EXCERPTED DATA:
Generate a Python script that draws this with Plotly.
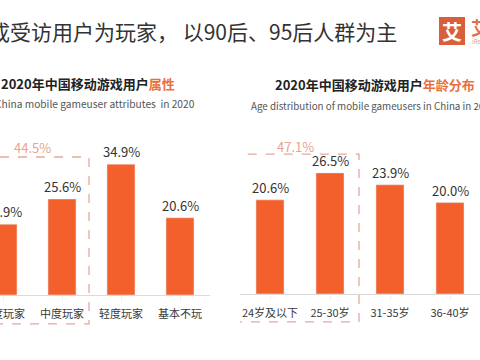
import plotly.graph_objects as go

# ---------------- data ----------------
attr_cats = ["重度玩家", "中度玩家", "轻度玩家", "基本不玩"]
attr_vals = [18.9, 25.6, 34.9, 20.6]

age_cats = ["24岁及以下", "25-30岁", "31-35岁", "36-40岁"]
age_vals = [20.6, 26.5, 23.9, 20.0]

headline = "超八成受访用户为玩家， 以90后、95后人群为主"
left_title = "2020年中国移动游戏用户"
left_title_hl = "属性"
left_sub = "China mobile gameuser attributes&nbsp;&nbsp;in 2020"
right_title = "2020年中国移动游戏用户"
right_title_hl = "年龄分布"
right_sub = "Age distribution of mobile gameusers in China in 2020"

# ---------------- style ----------------
W, H = 480, 360
BAR = "#F4602C"
ACCENT = "#E8703F"
BOX = "#E7A79C"
BOXTXT = "#E9A48A"
DARK = "#333333"
FONT = "Noto Sans CJK SC"

fig = go.Figure()

fig.add_trace(go.Bar(x=list(range(len(attr_cats))), y=attr_vals, marker_color=BAR,
                     width=0.475, xaxis="x", yaxis="y", hoverinfo="skip"))
fig.add_trace(go.Bar(x=list(range(len(age_cats))), y=age_vals, marker_color=BAR,
                     width=0.467, xaxis="x2", yaxis="y2", hoverinfo="skip"))

ann = []
for i, v in enumerate(attr_vals):
    ann.append(dict(x=i, y=v, xref="x", yref="y", text=f"{v:.1f}%", showarrow=False,
                    xanchor="center", yanchor="bottom", yshift=1,
                    font=dict(size=13, color=DARK, family=FONT)))
for i, v in enumerate(age_vals):
    ann.append(dict(x=i, y=v, xref="x2", yref="y2", text=f"{v:.1f}%", showarrow=False,
                    xanchor="center", yanchor="bottom", yshift=1,
                    font=dict(size=13, color=DARK, family=FONT)))

# dashed group boxes
lb = dict(x0=-0.458, x1=1.458, y0=-7.7, y1=36.8)
rb = dict(x0=-0.617, x1=1.483, y0=-6.1, y1=30.6)
shapes = [
    dict(type="rect", xref="x", yref="y", **lb, line=dict(color=BOX, width=1.3, dash="dash")),
    dict(type="rect", xref="x2", yref="y2", **rb, line=dict(color=BOX, width=1.3, dash="dash")),
]
ann.append(dict(x=(lb["x0"] + lb["x1"]) / 2, y=lb["y1"], xref="x", yref="y", xanchor="center",
                text=f"{attr_vals[0] + attr_vals[1]:.1f}%", showarrow=False, yshift=10,
                font=dict(size=13, color=BOXTXT, family=FONT)))
ann.append(dict(x=(rb["x0"] + rb["x1"]) / 2, y=rb["y1"], xref="x2", yref="y2", xanchor="center",
                text=f"{age_vals[0] + age_vals[1]:.1f}%", showarrow=False, yshift=8,
                font=dict(size=13, color=BOXTXT, family=FONT)))

def px(xp):
    return xp / W

def py(yp):
    return 1 - yp / H

# headline
ann.append(dict(x=px(-55), y=py(31), xref="paper", yref="paper", xanchor="left", yanchor="middle",
                text=headline, showarrow=False, font=dict(size=21, color=DARK, family=FONT)))
# chart titles
ann.append(dict(x=px(-1), y=py(83), xref="paper", yref="paper", xanchor="left", yanchor="middle",
                text=f"<b>{left_title}<span style='color:{ACCENT}'>{left_title_hl}</span></b>",
                showarrow=False, font=dict(size=13, color="#222222", family=FONT)))
ann.append(dict(x=px(-7), y=py(104), xref="paper", yref="paper", xanchor="left", yanchor="middle",
                text=left_sub, showarrow=False, font=dict(size=10.2, color="#555555", family=FONT)))
ann.append(dict(x=px(273), y=py(84), xref="paper", yref="paper", xanchor="left", yanchor="middle",
                text=f"<b>{right_title}<span style='color:{ACCENT}'>{right_title_hl}</span></b>",
                showarrow=False, font=dict(size=13, color="#222222", family=FONT)))
ann.append(dict(x=px(249), y=py(106), xref="paper", yref="paper", xanchor="left", yanchor="middle",
                text=right_sub, showarrow=False, font=dict(size=9.8, color="#555555", family=FONT)))

# logo
shapes.append(dict(type="rect", xref="paper", yref="paper", x0=px(439), x1=px(465), y0=py(45), y1=py(17),
                   fillcolor="#D95F3B", line=dict(width=0), layer="above"))
ann.append(dict(x=px(452), y=py(31), xref="paper", yref="paper", xanchor="center", yanchor="middle",
                text="<b>艾</b>", showarrow=False, font=dict(size=20, color="white", family=FONT)))
ann.append(dict(x=px(469), y=py(27), xref="paper", yref="paper", xanchor="left", yanchor="middle",
                text="<b>艾瑞</b>", showarrow=False, font=dict(size=18, color="#E0704A", family=FONT)))
ann.append(dict(x=px(470), y=py(41), xref="paper", yref="paper", xanchor="left", yanchor="middle",
                text="iResearch", showarrow=False, font=dict(size=6, color="#C9A59A", family=FONT)))

axis_common = dict(showgrid=False, zeroline=False, showline=True, linecolor="#DADADA", linewidth=1,
                   ticks="outside", tickson="boundaries", ticklen=5, tickcolor="#EFEFEF",
                   tickfont=dict(size=11, color="#3A3A3A", family=FONT), anchor="free",
                   ticklabelstandoff=4, ticklabeloverflow="allow", automargin=False)

fig.update_layout(
    width=W, height=H, margin=dict(l=0, r=0, t=0, b=0, pad=0), autosize=False,
    paper_bgcolor="white", plot_bgcolor="rgba(0,0,0,0)", showlegend=False,
    xaxis=dict(domain=[0, 209.5 / W], range=[-0.051, 3.5], tickmode="array",
               tickvals=list(range(len(attr_cats))), ticktext=attr_cats,
               position=1 - 295 / H, **axis_common),
    yaxis=dict(domain=[0, 1], range=[-65 / 3.75, -65 / 3.75 + H / 3.75], visible=False,
               automargin=False),
    xaxis2=dict(domain=[240 / W, 1], range=[-0.5, 3.5], tickmode="array",
                tickvals=list(range(len(age_cats))), ticktext=age_cats,
                position=1 - 294 / H, **axis_common),
    yaxis2=dict(domain=[0, 1], range=[-66 / 4.57, -66 / 4.57 + H / 4.57], visible=False, anchor="x2",
                automargin=False),
    annotations=ann, shapes=shapes, bargap=0.5,
)

fig.write_html("out.html", config={"displayModeBar": False},
               post_script="document.body.style.margin='0';document.body.style.overflow='hidden';")
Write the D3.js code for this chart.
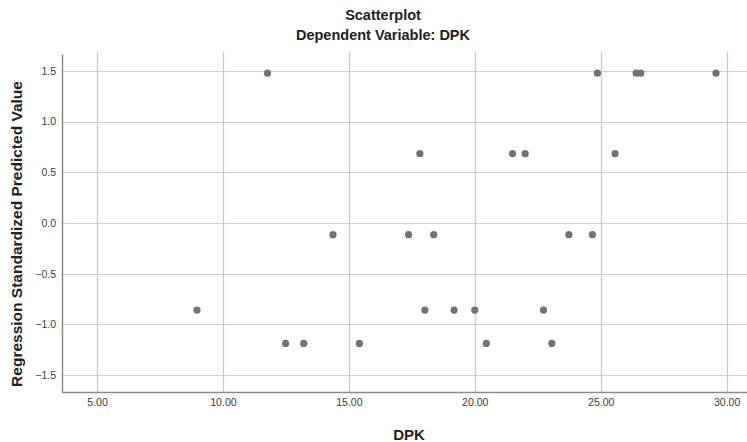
<!DOCTYPE html>
<html>
<head>
<meta charset="utf-8">
<script src="https://cdn.jsdelivr.net/npm/d3@7"></script>
<style>
  body { margin: 0; background: #fff; }
  svg { display: block; font-family: "Liberation Sans", Arial, sans-serif; }
</style>
</head>
<body>
<svg width="747" height="442"></svg>
<script>
const width = 747;
const height = 442;

// data
const dpk = [11.77, 24.87, 26.41, 26.59, 29.58,
             17.82, 21.5, 22.0, 25.57,
             14.37, 17.37, 18.37, 23.74, 24.67,
             8.97, 18.02, 19.18, 20.0, 22.73,
             12.49, 13.21, 15.42, 20.46, 23.06];
const predicted = [1.478, 1.478, 1.478, 1.478, 1.478,
                   0.684, 0.684, 0.684, 0.684,
                   -0.115, -0.115, -0.115, -0.115, -0.115,
                   -0.859, -0.859, -0.859, -0.859, -0.859,
                   -1.188, -1.188, -1.188, -1.188, -1.188];
const xTicks = [5, 10, 15, 20, 25, 30];
const yTicks = [-1.5, -1.0, -0.5, 0.0, 0.5, 1.0, 1.5];

const margin = {top: 54, right: 0, bottom: 50, left: 62};

const svg = d3.select("svg");

const x = d3.scaleLinear()
  .domain([3.61, 30.81])
  .range([margin.left, width - margin.right]);

const y = d3.scaleLinear()
  .domain([-1.667, 1.667])
  .range([height - margin.bottom, margin.top]);

// grid lines
svg.append("g")
  .selectAll("line")
  .data(yTicks)
  .enter().append("line")
    .attr("x1", margin.left)
    .attr("x2", width - margin.right)
    .attr("y1", d => Math.round(y(d)) + 0.5)
    .attr("y2", d => Math.round(y(d)) + 0.5)
    .attr("stroke", "#cfcfcf")
    .attr("stroke-width", 1.2);

svg.append("g")
  .selectAll("line")
  .data(xTicks)
  .enter().append("line")
    .attr("x1", d => Math.round(x(d)) + 0.5)
    .attr("x2", d => Math.round(x(d)) + 0.5)
    .attr("y1", margin.top - 2)
    .attr("y2", height - margin.bottom)
    .attr("stroke", "#c8c8c8")
    .attr("stroke-width", 1.2);

// axes (no tick marks, just labels)
const xAxis = svg.append("g")
  .attr("transform", `translate(0,${height - margin.bottom})`)
  .call(d3.axisBottom(x).tickValues(xTicks).tickFormat(d3.format(".2f")).tickSize(0).tickPadding(7));

const yAxis = svg.append("g")
  .attr("transform", `translate(${margin.left},0)`)
  .call(d3.axisLeft(y).tickValues(yTicks).tickFormat(d3.format(".1f")).tickSize(0).tickPadding(6));

[xAxis, yAxis].forEach(g => {
  g.select(".domain").attr("stroke", "#8c8c8c").attr("stroke-width", 1.5);
  g.selectAll("text")
    .attr("fill", "#3c3c3c")
    .style("font-size", "10.5px");
});

// the dots
svg.append("g")
  .selectAll("circle")
  .data(dpk.map((d, i) => ({dpk: d, pred: predicted[i]})))
  .enter().append("circle")
    .attr("cx", d => x(d.dpk))
    .attr("cy", d => y(d.pred))
    .attr("r", 3.6)
    .attr("fill", "#737373");

// titles
svg.append("text")
  .attr("x", 383)
  .attr("y", 20)
  .attr("text-anchor", "middle")
  .style("font-size", "14.5px")
  .style("font-weight", "bold")
  .attr("fill", "#222")
  .text("Scatterplot");

svg.append("text")
  .attr("x", 383)
  .attr("y", 40)
  .attr("text-anchor", "middle")
  .style("font-size", "14.5px")
  .style("font-weight", "bold")
  .attr("fill", "#222")
  .text("Dependent Variable: DPK");

svg.append("text")
  .attr("x", 409)
  .attr("y", 440)
  .attr("text-anchor", "middle")
  .style("font-size", "15px")
  .style("font-weight", "bold")
  .attr("fill", "#222")
  .text("DPK");

svg.append("text")
  .attr("transform", "translate(22,234) rotate(-90)")
  .attr("text-anchor", "middle")
  .style("font-size", "15.5px")
  .style("font-weight", "bold")
  .attr("fill", "#222")
  .text("Regression Standardized Predicted Value");
</script>
</body>
</html>
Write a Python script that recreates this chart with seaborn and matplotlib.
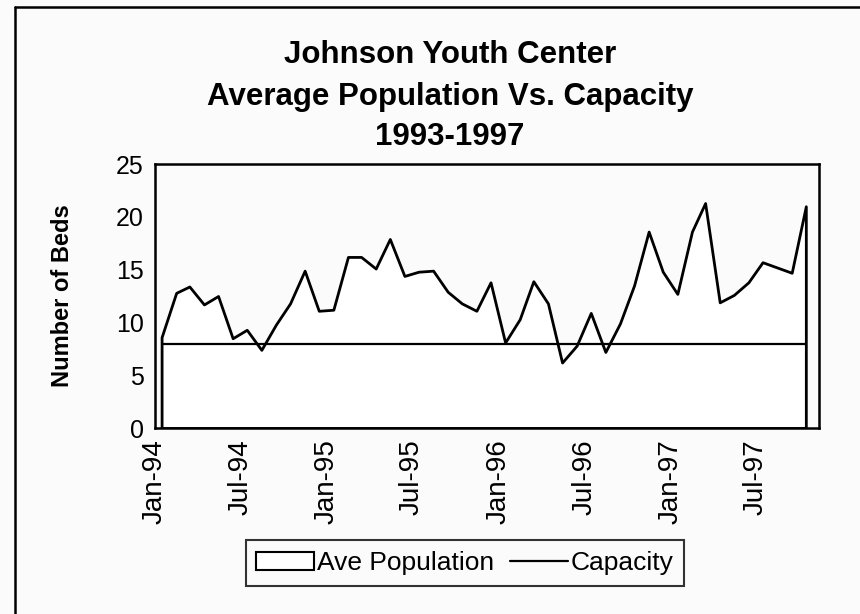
import pandas as pd
import matplotlib
matplotlib.use('Agg')
import matplotlib.pyplot as plt
import matplotlib.dates as mdates
from matplotlib.patches import Patch
from matplotlib.lines import Line2D
import seaborn as sns

# monthly averages, Jan-94 .. Oct-97
months = pd.date_range('1994-01-01', '1997-10-01', freq='MS') + pd.Timedelta(days=14)
ave_population = [8.6, 12.8, 13.4, 11.7, 12.5, 8.5, 9.3, 7.4, 9.8, 11.8,
                  14.9, 11.1, 11.2, 16.2, 16.2, 15.1, 17.9, 14.4, 14.8, 14.9,
                  12.9, 11.8, 11.1, 13.8, 8.1, 10.3, 13.9, 11.8, 6.2, 7.8,
                  10.9, 7.2, 9.9, 13.5, 18.6, 14.8, 12.7, 18.6, 21.3, 11.9,
                  12.6, 13.8, 15.7, 15.2, 14.7, 21.0]
capacity = [8] * len(ave_population)
y_ticks = [0, 5, 10, 15, 20, 25]

df = pd.DataFrame({'month': months, 'Ave Population': ave_population,
                   'Capacity': capacity})

sns.set_theme(style='white')
plt.rcParams['font.family'] = ['Liberation Sans', 'DejaVu Sans']
plt.rcParams['text.color'] = 'black'
plt.rcParams['axes.labelcolor'] = 'black'

bg = '#fbfbfb'
fig = plt.figure(figsize=(8.6, 6.14), dpi=100, facecolor=bg)
ax = fig.add_axes([155 / 860, 1 - 428 / 614, (819 - 155) / 860, (428 - 164) / 614])
ax.set_facecolor(bg)

# area for population (white fill, black outline)
ax.fill_between(df['month'], df['Ave Population'], 0, facecolor='white',
                edgecolor='black', linewidth=2.0, zorder=2)
sns.lineplot(data=df, x='month', y='Capacity', ax=ax, color='black',
             linewidth=1.6, zorder=3)

ax.set_ylim(0, 25)
ax.set_yticks(y_ticks)
ax.set_xlim(pd.Timestamp('1994-01-01'), pd.Timestamp('1997-11-12'))
ax.xaxis.set_major_locator(mdates.MonthLocator(bymonth=[1, 7]))
ax.xaxis.set_major_formatter(mdates.DateFormatter('%b-%y'))
plt.setp(ax.get_xticklabels(), rotation=90)

ax.tick_params(axis='x', direction='inout', length=8, width=1, colors='black',
               labelsize=20, pad=4)
ax.tick_params(axis='y', direction='out', length=4, width=1, colors='black',
               labelsize=18, pad=4)
ax.set_xlabel('')
ax.set_ylabel('Number of Beds', fontsize=17, fontweight='bold', labelpad=30)

for s in ax.spines.values():
    s.set_color('black')
    s.set_linewidth(1.8)

# title
fig.text(450 / 860, 1 - 55 / 614, 'Johnson Youth Center', ha='center',
         va='center', fontsize=22.5, fontweight='bold')
fig.text(450 / 860, 1 - 97 / 614, 'Average Population Vs. Capacity',
         ha='center', va='center', fontsize=22.5, fontweight='bold')
fig.text(450 / 860, 1 - 137 / 614, '1993-1997', ha='center', va='center',
         fontsize=22.5, fontweight='bold')

# legend
handles = [Patch(facecolor='white', edgecolor='black', linewidth=1.5),
           Line2D([0], [0], color='black', linewidth=1.6)]
leg = fig.legend(handles, ['Ave Population', 'Capacity'], loc='center',
                 bbox_to_anchor=(465 / 860, 1 - 563 / 614), ncol=2,
                 fontsize=19, fancybox=False, frameon=True, handlelength=2.2,
                 handletextpad=0.1, columnspacing=0.6, borderpad=0.4,
                 borderaxespad=0)
leg.get_frame().set_edgecolor('black')
leg.get_frame().set_linewidth(1.5)
leg.get_frame().set_facecolor(bg)

# outer frame of the scanned chart (top and left edges)
fig.add_artist(Line2D([15 / 860, 1], [1 - 7 / 614, 1 - 7 / 614],
                      color='black', linewidth=1.8, transform=fig.transFigure))
fig.add_artist(Line2D([15 / 860, 15 / 860], [0, 1 - 7 / 614],
                      color='black', linewidth=1.8, transform=fig.transFigure))

fig.savefig('out.png', dpi=100, facecolor=bg)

WORK INSTRUCTIONS: Return the material from the line containing "Write the D3.js code for this chart." through the line containing "const height = 442;", exactly and in full, but without its pictures.

FINAL ANSWER:
Write the D3.js code for this chart.
<!DOCTYPE html>
<html>
<head>
<meta charset="utf-8">
<script src="https://cdn.jsdelivr.net/npm/d3@7"></script>
<style>
  body { margin: 0; background: #fff; }
  svg { display: block; font-family: "Liberation Sans", Arial, sans-serif; }
</style>
</head>
<body>
<svg width="747" height="442"></svg>
<script>
const width = 747;
const height = 442;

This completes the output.